If you wish to donate to help may I suggest donation to Shelter Box.
These villages are often hard enough to get to from the main Kathmandu / Pokhara road when it is dry, they are are difficult to get to during the Monsoon when there are landslides due to deforestation (to create arable terraces and paddies) but in Nepal, this April, the monsoon has not yet dispersed, there are heavy thunderstorms forecast for the next week in the region between Kathmandu and Pokhara and on nights when the clouds clear, heavy frosts are forecast. Until the integrity of the runways at Kathmandu and Pokhara are checked, no relief flights can get into the two main airports serving the area. The integrity can not be assured until the after shocks cease which could be another 24 hours at least.

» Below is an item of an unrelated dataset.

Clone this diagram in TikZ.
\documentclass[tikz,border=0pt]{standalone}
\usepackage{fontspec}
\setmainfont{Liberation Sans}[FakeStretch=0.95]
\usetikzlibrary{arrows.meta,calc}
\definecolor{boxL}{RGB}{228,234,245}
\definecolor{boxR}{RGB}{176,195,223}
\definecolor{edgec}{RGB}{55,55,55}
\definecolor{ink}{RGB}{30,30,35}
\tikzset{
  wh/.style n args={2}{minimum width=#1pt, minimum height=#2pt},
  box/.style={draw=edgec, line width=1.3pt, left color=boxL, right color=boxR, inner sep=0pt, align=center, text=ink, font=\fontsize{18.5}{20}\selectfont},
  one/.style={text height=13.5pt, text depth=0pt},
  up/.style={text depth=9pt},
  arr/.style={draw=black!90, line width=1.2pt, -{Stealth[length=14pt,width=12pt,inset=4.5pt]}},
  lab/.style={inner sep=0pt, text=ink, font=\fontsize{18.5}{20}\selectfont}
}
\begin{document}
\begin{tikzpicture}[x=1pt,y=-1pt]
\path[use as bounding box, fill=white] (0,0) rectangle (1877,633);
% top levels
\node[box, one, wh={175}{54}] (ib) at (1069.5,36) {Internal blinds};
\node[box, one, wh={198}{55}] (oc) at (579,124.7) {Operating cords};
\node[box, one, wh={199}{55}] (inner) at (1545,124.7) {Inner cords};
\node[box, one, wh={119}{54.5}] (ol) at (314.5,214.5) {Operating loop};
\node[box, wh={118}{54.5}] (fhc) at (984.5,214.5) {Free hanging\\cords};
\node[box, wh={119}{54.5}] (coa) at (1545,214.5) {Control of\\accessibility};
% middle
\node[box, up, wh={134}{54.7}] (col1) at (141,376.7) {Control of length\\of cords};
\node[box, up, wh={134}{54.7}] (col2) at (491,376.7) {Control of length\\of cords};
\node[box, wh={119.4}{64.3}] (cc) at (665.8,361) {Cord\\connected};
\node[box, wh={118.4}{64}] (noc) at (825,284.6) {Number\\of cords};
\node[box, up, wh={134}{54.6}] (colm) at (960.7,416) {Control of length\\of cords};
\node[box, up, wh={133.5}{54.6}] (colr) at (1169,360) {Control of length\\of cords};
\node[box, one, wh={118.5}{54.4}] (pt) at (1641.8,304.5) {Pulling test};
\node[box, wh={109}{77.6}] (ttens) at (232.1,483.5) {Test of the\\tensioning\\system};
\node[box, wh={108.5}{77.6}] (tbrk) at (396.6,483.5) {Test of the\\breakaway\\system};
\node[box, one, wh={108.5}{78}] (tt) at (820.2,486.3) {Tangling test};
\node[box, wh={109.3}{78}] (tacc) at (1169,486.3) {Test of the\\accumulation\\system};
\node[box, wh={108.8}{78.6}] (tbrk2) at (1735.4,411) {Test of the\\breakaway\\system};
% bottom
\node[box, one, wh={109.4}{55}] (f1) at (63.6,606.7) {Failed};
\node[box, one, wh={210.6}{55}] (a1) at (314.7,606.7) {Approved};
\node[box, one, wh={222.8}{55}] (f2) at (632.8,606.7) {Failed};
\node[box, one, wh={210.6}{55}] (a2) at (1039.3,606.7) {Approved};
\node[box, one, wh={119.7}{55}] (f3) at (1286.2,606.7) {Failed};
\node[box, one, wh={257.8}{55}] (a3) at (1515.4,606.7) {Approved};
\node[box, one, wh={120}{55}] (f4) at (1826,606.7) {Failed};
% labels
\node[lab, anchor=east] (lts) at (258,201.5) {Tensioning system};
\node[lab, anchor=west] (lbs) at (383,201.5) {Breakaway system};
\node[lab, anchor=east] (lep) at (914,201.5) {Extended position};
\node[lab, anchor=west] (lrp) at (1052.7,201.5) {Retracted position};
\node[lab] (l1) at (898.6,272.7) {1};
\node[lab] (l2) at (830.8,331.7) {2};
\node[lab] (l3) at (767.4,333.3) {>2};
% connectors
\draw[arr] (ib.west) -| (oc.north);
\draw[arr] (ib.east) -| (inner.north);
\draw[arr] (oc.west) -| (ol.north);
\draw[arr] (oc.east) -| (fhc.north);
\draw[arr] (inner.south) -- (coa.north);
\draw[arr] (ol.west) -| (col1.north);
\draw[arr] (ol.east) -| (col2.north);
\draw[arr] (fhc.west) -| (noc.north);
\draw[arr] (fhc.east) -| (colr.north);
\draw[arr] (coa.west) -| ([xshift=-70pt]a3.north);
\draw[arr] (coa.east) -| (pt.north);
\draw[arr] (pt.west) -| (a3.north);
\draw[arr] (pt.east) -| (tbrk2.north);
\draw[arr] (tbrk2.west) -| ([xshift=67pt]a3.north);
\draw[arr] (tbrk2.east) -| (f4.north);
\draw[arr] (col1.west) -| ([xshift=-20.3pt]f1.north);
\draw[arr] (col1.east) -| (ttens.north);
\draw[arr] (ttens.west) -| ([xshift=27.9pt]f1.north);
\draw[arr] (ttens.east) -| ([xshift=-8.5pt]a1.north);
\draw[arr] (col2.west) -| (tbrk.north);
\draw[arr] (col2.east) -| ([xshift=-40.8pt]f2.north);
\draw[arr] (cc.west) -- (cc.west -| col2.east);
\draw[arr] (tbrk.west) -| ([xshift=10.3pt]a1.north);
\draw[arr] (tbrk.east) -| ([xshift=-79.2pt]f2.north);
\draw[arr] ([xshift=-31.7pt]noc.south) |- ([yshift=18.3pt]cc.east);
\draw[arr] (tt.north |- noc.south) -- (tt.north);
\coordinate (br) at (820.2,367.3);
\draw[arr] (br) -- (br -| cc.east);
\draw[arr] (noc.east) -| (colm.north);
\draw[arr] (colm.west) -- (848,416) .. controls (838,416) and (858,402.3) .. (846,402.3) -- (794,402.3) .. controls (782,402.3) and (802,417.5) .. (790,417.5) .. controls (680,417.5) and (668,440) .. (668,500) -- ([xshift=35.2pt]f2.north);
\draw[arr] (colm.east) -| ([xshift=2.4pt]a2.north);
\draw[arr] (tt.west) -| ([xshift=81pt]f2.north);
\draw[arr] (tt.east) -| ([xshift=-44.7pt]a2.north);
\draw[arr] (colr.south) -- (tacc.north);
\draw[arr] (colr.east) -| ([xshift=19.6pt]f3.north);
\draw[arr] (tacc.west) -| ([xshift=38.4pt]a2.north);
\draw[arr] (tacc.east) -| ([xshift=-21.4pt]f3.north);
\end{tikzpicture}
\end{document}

Unless you have walked in the Himalayan foothills you will struggle to imagine how hard it is to get from spur top to spur top village, just a few miles as the crow flies but eight hours on foot as you descend into the deep valley floor and climb back out again, the total descent and climb can be in the region of 20,000 feet as you descend from 9,000 metres to 6,000 metres and back up again - this is on a good day. The nearest road access is at the bottom of these valleys which is often over two days and a 6,000 metre climb to the villages.

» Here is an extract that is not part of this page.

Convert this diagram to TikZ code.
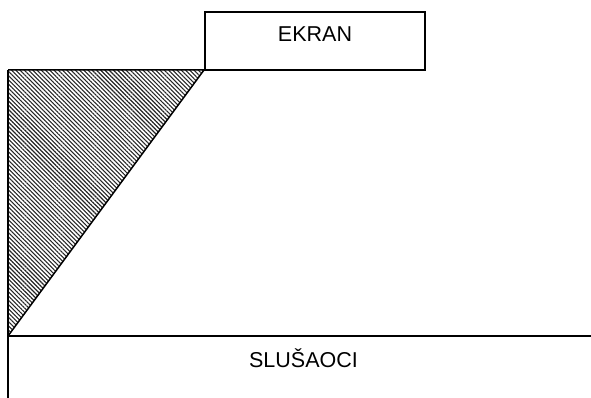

Search and support teams working between villages will not just have the usual monsoon land slips to deal with but the additional and far worse slips which have been caused by the earthquake - all before you start dealing with the needs in villages where homes will have collapsed and the injured stuck there because there is no way to evacuate them. Nepal's Military has a few ancient Puma helicopters but relief agencies will be reliant on the rather long in the tooth Mil charter helicopters, originally flown to Nepal by Russian pilots at the end of the Afghan War in 1982.
I am sitting here wondering how local people I have met and made friends with in both the Khumbu and Annapurna areas are doing. Some of these villages are over a two day trek from the nearest road or airstrip by the Sherpa themselves or three to four days by a European who is fully acclimatised to altitude. It takes a European four days on average to get down from Everest base camp to Namche which is still a day or more away from the airfield at Lukla, depending on the weather. If Lukla airfield is closed it is five to seven days further trek down to the road head at Jiri. Now imagine this descent if you are carrying or supporting an injured climber who is not critical enough for helicopter Casevac, given the excessive demands on the small helicopter resource normally available in Nepal.
So when you watch the news coverage of the earthquake damaged buildings in the Kathmandu Valley, take a minute and consider how much worse it will be for those in the isolated villages and towns in the Himalayan foothills, near the epicentre, where the heavy rain and thunderstorms forecast for the Kathmandu Valley with freezing nights, combined with day time temperatures over 12 C lower than they should be for this time of year, this incoming week, at a height 1400 metres. Then ponder what the same weather will be like at 9,000 metres in the remote villages where up to 80% of the buildings will have been destroyed.
This in a country which is among the 10 poorest in the world and in villages where the average, daily income is less than 2$ a day.
Namaste.
If you wish to donate to help may I suggest donation to Shelter Box.